Setting up Azure Data Fabric using C# SDKs empowers organizations with full programmatic control and automation over their data infrastructure. This approach not only streamlines the provisioning and management of complex cloud resources but also fosters consistency, repeatability, and scalability across your data environment.

By leveraging the Lakehouse architecture within Azure Data Fabric, your organization benefits from a unified data platform that seamlessly combines the flexibility of data lakes with the structure and performance of data warehouses. This fusion supports diverse workloads—from big data analytics and machine learning to real-time business intelligence—enabling your teams to derive actionable insights quickly using familiar SQL and Spark tools.

Following the step-by-step guide in this article, you have successfully.

Created a secure, scalable, and automated workspace, ensuring that your data platform adheres to organizational governance and security best practices.
Provisioned essential compute, storage, and orchestration resources such as Data Factory, Synapse Analytics, and Azure Storage with hierarchical namespaces, all configured for high performance and ease of management.
Enabled your team to build and operate with agility by integrating automation via C# SDKs, which simplifies deployments, reduces manual errors, and accelerates development cycles.

This foundation serves as a robust platform that can be extended and customized to meet evolving business needs.
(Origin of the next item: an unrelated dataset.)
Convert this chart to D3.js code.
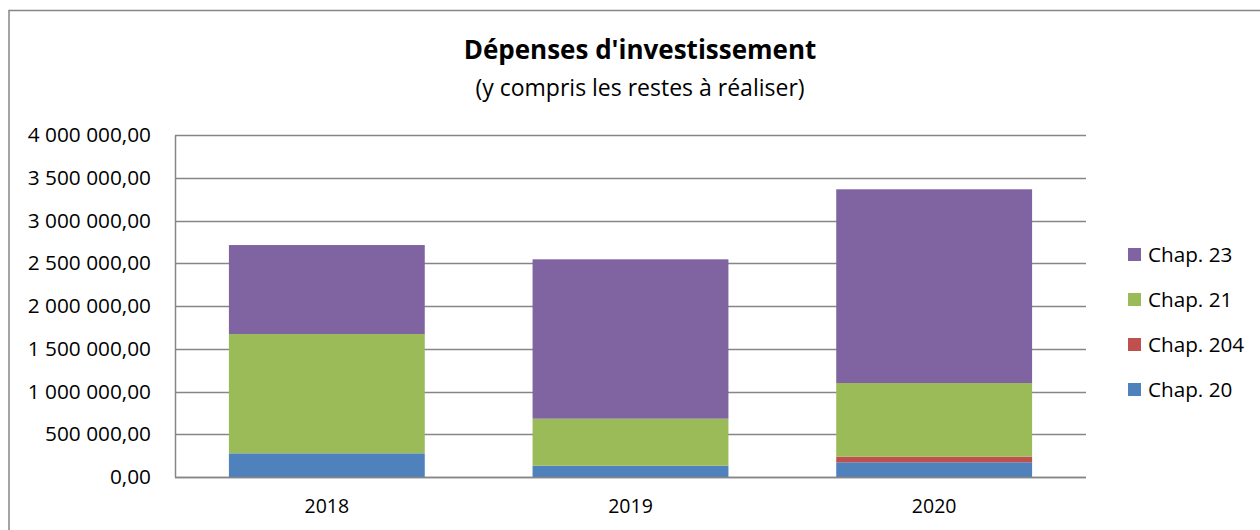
<!DOCTYPE html>
<html>
<head>
<meta charset="utf-8">
<script src="https://cdn.jsdelivr.net/npm/d3@7"></script>
<style>
  html, body { margin: 0; padding: 0; background: #fff; }
  svg { display: block; font-family: "Open Sans", sans-serif; }
</style>
</head>
<body>
<svg id="chart" width="1260" height="530"></svg>
<script>
const categories = ["2018", "2019", "2020"];
const seriesNames = ["Chap. 20", "Chap. 204", "Chap. 21", "Chap. 23"];
const chap20  = [277000, 132000, 172000];
const chap204 = [0, 0, 65000];
const chap21  = [1395000, 550000, 862000];
const chap23  = [1041000, 1864000, 2266000];
const colors = ["#4F81BD", "#C0504D", "#9BBB59", "#8064A2"];
const yTicks = [0, 500000, 1000000, 1500000, 2000000, 2500000, 3000000, 3500000, 4000000];
const title = "Dépenses d'investissement";
const subtitle = "(y compris les restes à réaliser)";

const table = categories.map((c, i) => ({
  cat: c,
  "Chap. 20": chap20[i],
  "Chap. 204": chap204[i],
  "Chap. 21": chap21[i],
  "Chap. 23": chap23[i]
}));

const svg = d3.select("#chart");
const margin = { left: 175, right: 1086, top: 135, bottom: 477 };

// outer border
svg.append("path")
  .attr("d", "M9,540 V10.5 H1270")
  .attr("fill", "none").attr("stroke", "#868686").attr("stroke-width", 1.5);

const x = d3.scaleBand().domain(categories).range([margin.left, margin.right]).paddingInner(0.355).paddingOuter(0.1775);
const y = d3.scaleLinear().domain([0, 4000000]).range([margin.bottom, margin.top]);

const fmt = v => {
  const s = d3.format(",.2f")(v);
  return s.replace(/,/g, " ").replace(".", ",");
};

// y axis
const yAxis = d3.axisLeft(y).tickValues(yTicks).tickSize(0).tickPadding(24).tickFormat(fmt);
const gy = svg.append("g").attr("transform", `translate(${margin.left},0)`).call(yAxis);
gy.select(".domain").attr("stroke", "#868686").attr("stroke-width", 1.5);
gy.selectAll("text").attr("font-size", 20.8).attr("fill", "#000").attr("font-family", "Open Sans");

// gridlines
svg.append("g").selectAll("line").data(yTicks).join("line")
  .attr("x1", margin.left).attr("x2", margin.right)
  .attr("y1", d => Math.round(y(d)) + 0.5).attr("y2", d => Math.round(y(d)) + 0.5)
  .attr("stroke", "#868686").attr("stroke-width", 1.5);

// stacked bars
const stack = d3.stack().keys(seriesNames);
const stacked = stack(table);
svg.append("g").selectAll("g").data(stacked).join("g")
  .attr("fill", (d, i) => colors[i])
  .selectAll("rect").data(d => d).join("rect")
  .attr("x", d => x(d.data.cat))
  .attr("width", x.bandwidth())
  .attr("y", d => y(d[1]))
  .attr("height", d => Math.max(0, y(d[0]) - y(d[1])));

// x axis
const xAxis = d3.axisBottom(x).tickSize(0).tickPadding(22);
const gx = svg.append("g").attr("transform", `translate(0,${margin.bottom})`).call(xAxis);
gx.select(".domain").attr("stroke", "#868686").attr("stroke-width", 1.5).attr("d", `M${margin.left},0.5H${margin.right}`);
gx.selectAll("text").attr("font-size", 19.5).attr("fill", "#000").attr("font-family", "Open Sans");

// title
svg.append("text").attr("x", 640).attr("y", 59).attr("text-anchor", "middle")
  .attr("font-size", 26).attr("font-weight", "bold").text(title);
svg.append("text").attr("x", 640).attr("y", 96).attr("text-anchor", "middle")
  .attr("font-size", 23).text(subtitle);

// legend (reverse order)
const legendItems = seriesNames.map((n, i) => ({ name: n, color: colors[i] })).reverse();
const lg = svg.append("g").selectAll("g").data(legendItems).join("g")
  .attr("transform", (d, i) => `translate(1128,${255 + i * 45})`);
lg.append("rect").attr("x", 0).attr("y", -7).attr("width", 13).attr("height", 13).attr("fill", d => d.color);
lg.append("text").attr("x", 20).attr("y", 0).attr("dy", "0.35em").attr("font-size", 20.7).text(d => d.name);
</script>
</body>
</html>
To maximize the potential of your Azure Data Fabric environment, consider next steps such as integrating Synapse Pipelines for advanced ETL orchestration, connecting Power BI dashboards for dynamic data visualization, and incorporating Azure Machine Learning to add predictive analytics and AI-driven insights.

By combining these tools and approaches, your organization will be well-positioned to unlock the full value of your data assets, driving innovation and competitive advantage in a data-driven world.